● Plotting code records
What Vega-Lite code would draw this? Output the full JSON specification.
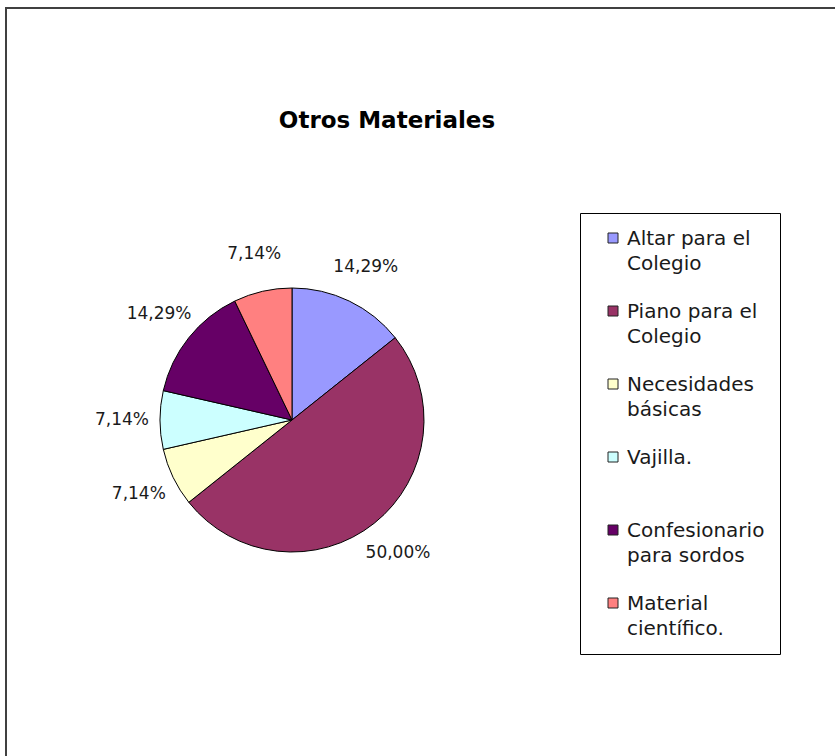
{
  "$schema": "https://vega.github.io/schema/vega-lite/v6.json",
  "width": 835,
  "height": 756,
  "autosize": {"type": "fit", "contains": "padding"},
  "padding": {"left": 6, "top": 8, "right": -3, "bottom": -3},
  "background": "white",
  "view": {"stroke": "#404040", "strokeWidth": 2},
  "data": {
    "values": [
      {"idx": 1, "cat": "Altar para el\nColegio", "value": 2, "label": "14,29%"},
      {"idx": 2, "cat": "Piano para el\nColegio", "value": 7, "label": "50,00%"},
      {"idx": 3, "cat": "Necesidades\nbásicas", "value": 1, "label": "7,14%"},
      {"idx": 4, "cat": "Vajilla.\n", "value": 1, "label": "7,14%"},
      {"idx": 5, "cat": "Confesionario\npara sordos", "value": 2, "label": "14,29%"},
      {"idx": 6, "cat": "Material\ncientífico.", "value": 1, "label": "7,14%"}
    ]
  },
  "layer": [
    {
      "mark": {"type": "arc", "outerRadius": 132, "stroke": "black", "strokeWidth": 1, "x": 286, "y": 412},
      "encoding": {
        "theta": {"field": "value", "type": "quantitative", "stack": true},
        "order": {"field": "idx", "type": "quantitative"},
        "color": {
          "field": "cat",
          "type": "nominal",
          "sort": null,
          "scale": {
            "domain": ["Altar para el\nColegio", "Piano para el\nColegio", "Necesidades\nbásicas", "Vajilla.\n", "Confesionario\npara sordos", "Material\ncientífico."],
            "range": ["#9999FF", "#993366", "#FFFFCC", "#CCFFFF", "#660066", "#FF8080"]
          },
          "legend": {
            "orient": "none",
            "legendX": 574,
            "legendY": 205,
            "title": null,
            "direction": "vertical",
            "strokeColor": "#000000",
            "fillColor": "#ffffff",
            "padding": 15,
            "symbolOffset": 8,
            "symbolType": "square",
            "symbolSize": 100,
            "symbolStrokeColor": "#222222",
            "symbolStrokeWidth": 1,
            "labelFont": "DejaVu Sans",
            "labelFontSize": 20,
            "labelColor": "#1a1a1a",
            "labelOffset": 4,
            "labelLimit": 400,
            "labelBaseline": "top",
            "rowPadding": 27,
            "labelExpr": "split(datum.label, '\\n')",
            "encode": {"labels": {"update": {"lineHeight": {"value": 25}, "dy": {"value": -9}}}}
          }
        }
      }
    },
    {
      "mark": {"type": "text", "radius": 170, "x": 286, "y": 412, "font": "DejaVu Sans", "fontSize": 17, "fill": "#1a1a1a", "align": "center", "baseline": "middle"},
      "encoding": {
        "theta": {"field": "value", "type": "quantitative", "stack": true},
        "order": {"field": "idx", "type": "quantitative"},
        "text": {"field": "label", "type": "nominal"}
      }
    },
    {
      "data": {"values": [{"t": "Otros Materiales"}]},
      "mark": {"type": "text", "x": 381, "y": 120, "font": "DejaVu Sans", "fontWeight": "bold", "fontSize": 23, "fill": "#000000", "align": "center", "baseline": "alphabetic"},
      "encoding": {"text": {"field": "t", "type": "nominal"}}
    }
  ]
}
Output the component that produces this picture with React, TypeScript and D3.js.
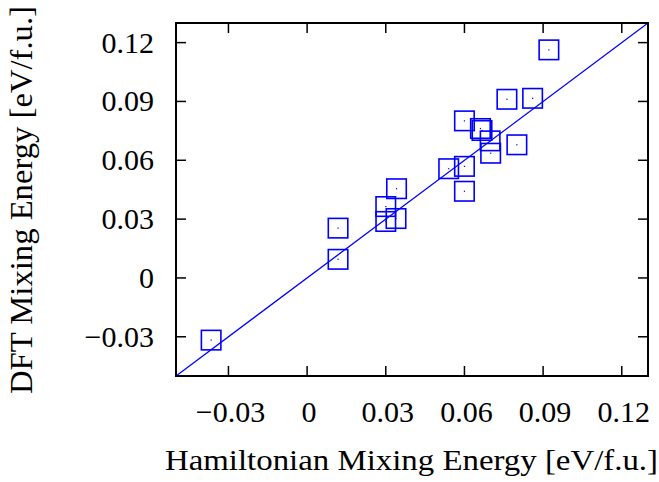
import React from "react";
import * as d3 from "d3";

const hamiltonian = [
  0.0922, 0.0762, 0.086, 0.060, 0.0661, 0.0667, 0.0698, 0.070, 0.080, 0.054,
  0.060, 0.060, 0.0341, 0.030, 0.030, 0.0339, 0.0118, 0.0118, -0.0366,
];
const dft = [
  0.1163, 0.0911, 0.0916, 0.0801, 0.0762, 0.0752, 0.0699, 0.0636, 0.0679, 0.0557,
  0.0569, 0.0442, 0.0455, 0.0364, 0.0288, 0.0303, 0.0254, 0.0095, -0.0317,
];
const xTicks = [-0.03, 0, 0.03, 0.06, 0.09, 0.12];
const yTicks = [-0.03, 0, 0.03, 0.06, 0.09, 0.12];
const domain: [number, number] = [-0.05, 0.13];

const W = 659;
const H = 482;
const L = 176;
const R = 648;
const T = 23;
const B = 376;

const fmt = (v: number) => {
  if (Math.abs(v) < 1e-9) return "0";
  const s = Math.abs(v).toFixed(2);
  return (v < 0 ? "\u2212" : "") + s;
};

export default function App() {
  const x = d3.scaleLinear().domain(domain).range([L, R]);
  const y = d3.scaleLinear().domain(domain).range([B, T]);
  const font = "'Liberation Serif', 'Times New Roman', serif";
  const blue = "#0000ff";
  const tickLen = 10;
  const sq = 19.5;
  const line = d3.line<number>().x((d) => x(d)).y((d) => y(d));
  return (
    <svg
      width={W}
      height={H}
      style={{ position: "absolute", left: 0, top: 0, background: "#fff" }}
      fontFamily={font}
    >
      <rect x={0} y={0} width={W} height={H} fill="#fff" />
      <defs>
        <clipPath id="plot">
          <rect x={L} y={T} width={R - L} height={B - T} />
        </clipPath>
      </defs>
      <g clipPath="url(#plot)">
        <path d={line(domain) || ""} stroke={blue} strokeWidth={1.3} fill="none" />
        {hamiltonian.map((hx, i) => (
          <g key={i}>
            <rect
              x={x(hx) - sq / 2}
              y={y(dft[i]) - sq / 2}
              width={sq}
              height={sq}
              fill="none"
              stroke={blue}
              strokeWidth={1.6}
            />
            <rect x={x(hx) - 0.6} y={y(dft[i]) - 0.6} width={1.2} height={1.2} fill={blue} />
          </g>
        ))}
      </g>
      {xTicks.map((t) => (
        <g key={"x" + t}>
          <line x1={x(t)} x2={x(t)} y1={B} y2={B - tickLen} stroke="#000" strokeWidth={1.5} />
          <line x1={x(t)} x2={x(t)} y1={T} y2={T + tickLen} stroke="#000" strokeWidth={1.5} />
          <text x={x(t) + 2} y={421.5} textAnchor="middle" fontSize={30} fill="#000">
            {fmt(t)}
          </text>
        </g>
      ))}
      {yTicks.map((t) => (
        <g key={"y" + t}>
          <line x1={L} x2={L + tickLen} y1={y(t)} y2={y(t)} stroke="#000" strokeWidth={1.5} />
          <line x1={R} x2={R - tickLen} y1={y(t)} y2={y(t)} stroke="#000" strokeWidth={1.5} />
          <text x={154} y={y(t) + 10} textAnchor="end" fontSize={30} fill="#000">
            {fmt(t)}
          </text>
        </g>
      ))}
      <rect x={L} y={T} width={R - L} height={B - T} fill="none" stroke="#000" strokeWidth={2} />
      <text
        x={165}
        y={470}
        fontSize={29}
        fill="#000"
        textLength={493}
        lengthAdjust="spacingAndGlyphs"
      >
        Hamiltonian Mixing Energy [eV/f.u.]
      </text>
      <text
        transform={`translate(32, 394) rotate(-90)`}
        fontSize={32}
        fill="#000"
        textLength={388}
        lengthAdjust="spacingAndGlyphs"
      >
        DFT Mixing Energy [eV/f.u.]
      </text>
    </svg>
  );
}
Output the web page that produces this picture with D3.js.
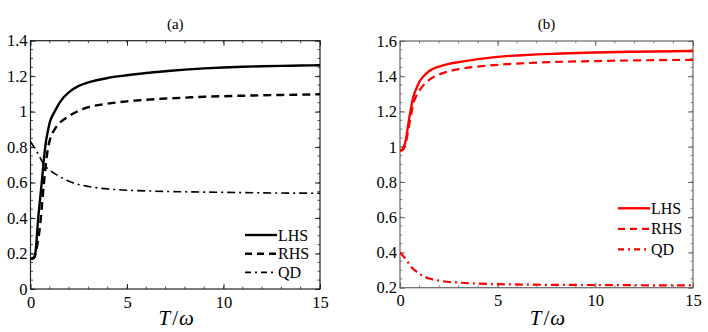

● Stated task
Repeat verbatim all the material, but not the pictures.

● Solution to the exercise
What Vega-Lite code would draw this? Output the full JSON specification.
{
  "$schema": "https://vega.github.io/schema/vega-lite/v6.json",
  "width": 835,
  "height": 756,
  "autosize": {"type": "fit", "contains": "padding"},
  "padding": {"left": 6, "top": 8, "right": -3, "bottom": -3},
  "background": "white",
  "view": {"stroke": "#404040", "strokeWidth": 2},
  "data": {
    "values": [
      {"idx": 1, "cat": "Altar para el\nColegio", "value": 2, "label": "14,29%"},
      {"idx": 2, "cat": "Piano para el\nColegio", "value": 7, "label": "50,00%"},
      {"idx": 3, "cat": "Necesidades\nbásicas", "value": 1, "label": "7,14%"},
      {"idx": 4, "cat": "Vajilla.\n", "value": 1, "label": "7,14%"},
      {"idx": 5, "cat": "Confesionario\npara sordos", "value": 2, "label": "14,29%"},
      {"idx": 6, "cat": "Material\ncientífico.", "value": 1, "label": "7,14%"}
    ]
  },
  "layer": [
    {
      "mark": {"type": "arc", "outerRadius": 132, "stroke": "black", "strokeWidth": 1, "x": 286, "y": 412},
      "encoding": {
        "theta": {"field": "value", "type": "quantitative", "stack": true},
        "order": {"field": "idx", "type": "quantitative"},
        "color": {
          "field": "cat",
          "type": "nominal",
          "sort": null,
          "scale": {
            "domain": ["Altar para el\nColegio", "Piano para el\nColegio", "Necesidades\nbásicas", "Vajilla.\n", "Confesionario\npara sordos", "Material\ncientífico."],
            "range": ["#9999FF", "#993366", "#FFFFCC", "#CCFFFF", "#660066", "#FF8080"]
          },
          "legend": {
            "orient": "none",
            "legendX": 574,
            "legendY": 205,
            "title": null,
            "direction": "vertical",
            "strokeColor": "#000000",
            "fillColor": "#ffffff",
            "padding": 15,
            "symbolOffset": 8,
            "symbolType": "square",
            "symbolSize": 100,
            "symbolStrokeColor": "#222222",
            "symbolStrokeWidth": 1,
            "labelFont": "DejaVu Sans",
            "labelFontSize": 20,
            "labelColor": "#1a1a1a",
            "labelOffset": 4,
            "labelLimit": 400,
            "labelBaseline": "top",
            "rowPadding": 27,
            "labelExpr": "split(datum.label, '\\n')",
            "encode": {"labels": {"update": {"lineHeight": {"value": 25}, "dy": {"value": -9}}}}
          }
        }
      }
    },
    {
      "mark": {"type": "text", "radius": 170, "x": 286, "y": 412, "font": "DejaVu Sans", "fontSize": 17, "fill": "#1a1a1a", "align": "center", "baseline": "middle"},
      "encoding": {
        "theta": {"field": "value", "type": "quantitative", "stack": true},
        "order": {"field": "idx", "type": "quantitative"},
        "text": {"field": "label", "type": "nominal"}
      }
    },
    {
      "data": {"values": [{"t": "Otros Materiales"}]},
      "mark": {"type": "text", "x": 381, "y": 120, "font": "DejaVu Sans", "fontWeight": "bold", "fontSize": 23, "fill": "#000000", "align": "center", "baseline": "alphabetic"},
      "encoding": {"text": {"field": "t", "type": "nominal"}}
    }
  ]
}
Output the component that produces this picture with React, TypeScript and D3.js.
import React from "react";
import * as d3 from "d3";

const hamiltonian = [
  0.0922, 0.0762, 0.086, 0.060, 0.0661, 0.0667, 0.0698, 0.070, 0.080, 0.054,
  0.060, 0.060, 0.0341, 0.030, 0.030, 0.0339, 0.0118, 0.0118, -0.0366,
];
const dft = [
  0.1163, 0.0911, 0.0916, 0.0801, 0.0762, 0.0752, 0.0699, 0.0636, 0.0679, 0.0557,
  0.0569, 0.0442, 0.0455, 0.0364, 0.0288, 0.0303, 0.0254, 0.0095, -0.0317,
];
const xTicks = [-0.03, 0, 0.03, 0.06, 0.09, 0.12];
const yTicks = [-0.03, 0, 0.03, 0.06, 0.09, 0.12];
const domain: [number, number] = [-0.05, 0.13];

const W = 659;
const H = 482;
const L = 176;
const R = 648;
const T = 23;
const B = 376;

const fmt = (v: number) => {
  if (Math.abs(v) < 1e-9) return "0";
  const s = Math.abs(v).toFixed(2);
  return (v < 0 ? "\u2212" : "") + s;
};

export default function App() {
  const x = d3.scaleLinear().domain(domain).range([L, R]);
  const y = d3.scaleLinear().domain(domain).range([B, T]);
  const font = "'Liberation Serif', 'Times New Roman', serif";
  const blue = "#0000ff";
  const tickLen = 10;
  const sq = 19.5;
  const line = d3.line<number>().x((d) => x(d)).y((d) => y(d));
  return (
    <svg
      width={W}
      height={H}
      style={{ position: "absolute", left: 0, top: 0, background: "#fff" }}
      fontFamily={font}
    >
      <rect x={0} y={0} width={W} height={H} fill="#fff" />
      <defs>
        <clipPath id="plot">
          <rect x={L} y={T} width={R - L} height={B - T} />
        </clipPath>
      </defs>
      <g clipPath="url(#plot)">
        <path d={line(domain) || ""} stroke={blue} strokeWidth={1.3} fill="none" />
        {hamiltonian.map((hx, i) => (
          <g key={i}>
            <rect
              x={x(hx) - sq / 2}
              y={y(dft[i]) - sq / 2}
              width={sq}
              height={sq}
              fill="none"
              stroke={blue}
              strokeWidth={1.6}
            />
            <rect x={x(hx) - 0.6} y={y(dft[i]) - 0.6} width={1.2} height={1.2} fill={blue} />
          </g>
        ))}
      </g>
      {xTicks.map((t) => (
        <g key={"x" + t}>
          <line x1={x(t)} x2={x(t)} y1={B} y2={B - tickLen} stroke="#000" strokeWidth={1.5} />
          <line x1={x(t)} x2={x(t)} y1={T} y2={T + tickLen} stroke="#000" strokeWidth={1.5} />
          <text x={x(t) + 2} y={421.5} textAnchor="middle" fontSize={30} fill="#000">
            {fmt(t)}
          </text>
        </g>
      ))}
      {yTicks.map((t) => (
        <g key={"y" + t}>
          <line x1={L} x2={L + tickLen} y1={y(t)} y2={y(t)} stroke="#000" strokeWidth={1.5} />
          <line x1={R} x2={R - tickLen} y1={y(t)} y2={y(t)} stroke="#000" strokeWidth={1.5} />
          <text x={154} y={y(t) + 10} textAnchor="end" fontSize={30} fill="#000">
            {fmt(t)}
          </text>
        </g>
      ))}
      <rect x={L} y={T} width={R - L} height={B - T} fill="none" stroke="#000" strokeWidth={2} />
      <text
        x={165}
        y={470}
        fontSize={29}
        fill="#000"
        textLength={493}
        lengthAdjust="spacingAndGlyphs"
      >
        Hamiltonian Mixing Energy [eV/f.u.]
      </text>
      <text
        transform={`translate(32, 394) rotate(-90)`}
        fontSize={32}
        fill="#000"
        textLength={388}
        lengthAdjust="spacingAndGlyphs"
      >
        DFT Mixing Energy [eV/f.u.]
      </text>
    </svg>
  );
}
Output the web page that produces this picture with D3.js.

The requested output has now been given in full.